When it comes to Japanese food, as delicious and ethnic they look and taste there are certain dining etiquettes which are pre-essential for the respect of the distinct Japanese culture.
Starting the meal with a prayer is the primary and traditional way in which Japanese people commence their meals.
The greetings for various expressions are different and it marks the essence of their culture, the greetings usually comes in the form of gratitude ‘Itadakimasu’ which refers to ‘I gratefully receive’, and after the completion of their meal, they thank each other ‘Gochisosama deshita’, which means, “Thank you for the meal”.
In Japan the table manners hold a huge impact in the dining room and they revolve a lot around chopsticks.
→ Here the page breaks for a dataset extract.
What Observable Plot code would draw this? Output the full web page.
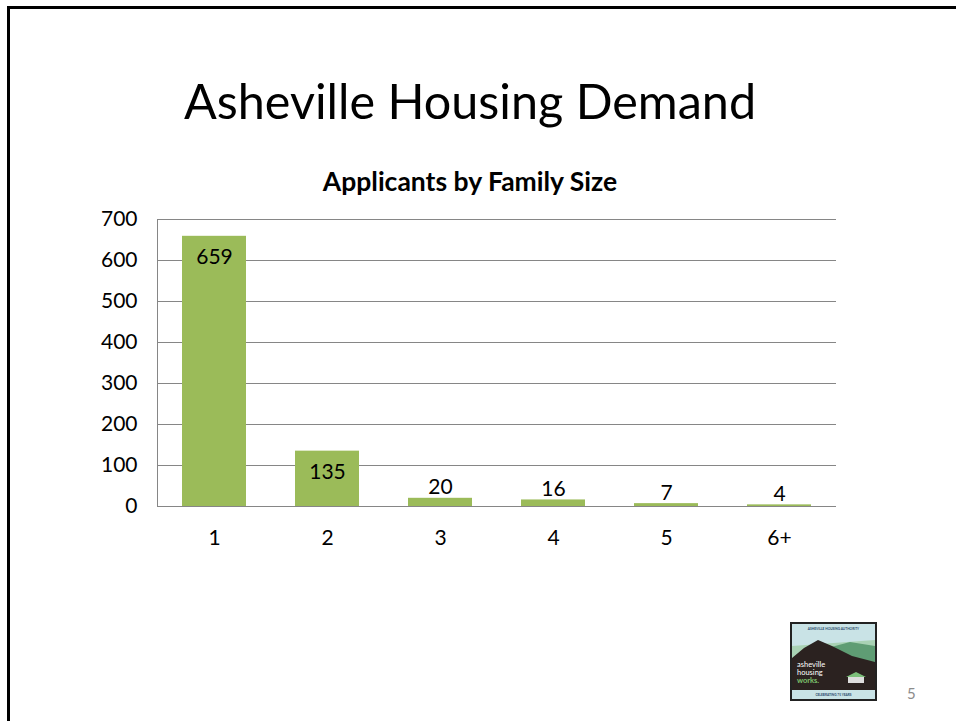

Chopsticks should never be torn apart as it is a sign of disrespect for the chef resembling that the cutlery is not finest. The one more important thing is that they should not be left standing vertically in the bowl as it is the way in which food is served during the funeral.
Placing your chopsticks on a “Hashioki”, or chopstick stand is a practice which shows neatness and respect. It’s not polite to talk while holding your chopsticks or move it while talking as it has your saliva and it can spread on the food when you move it.
Drinks are served but they are not consumed by a single person leaving the others to watch it. In Japan, people raise their glasses together before drinking as a drinking salute which is called as ‘Kampaii’.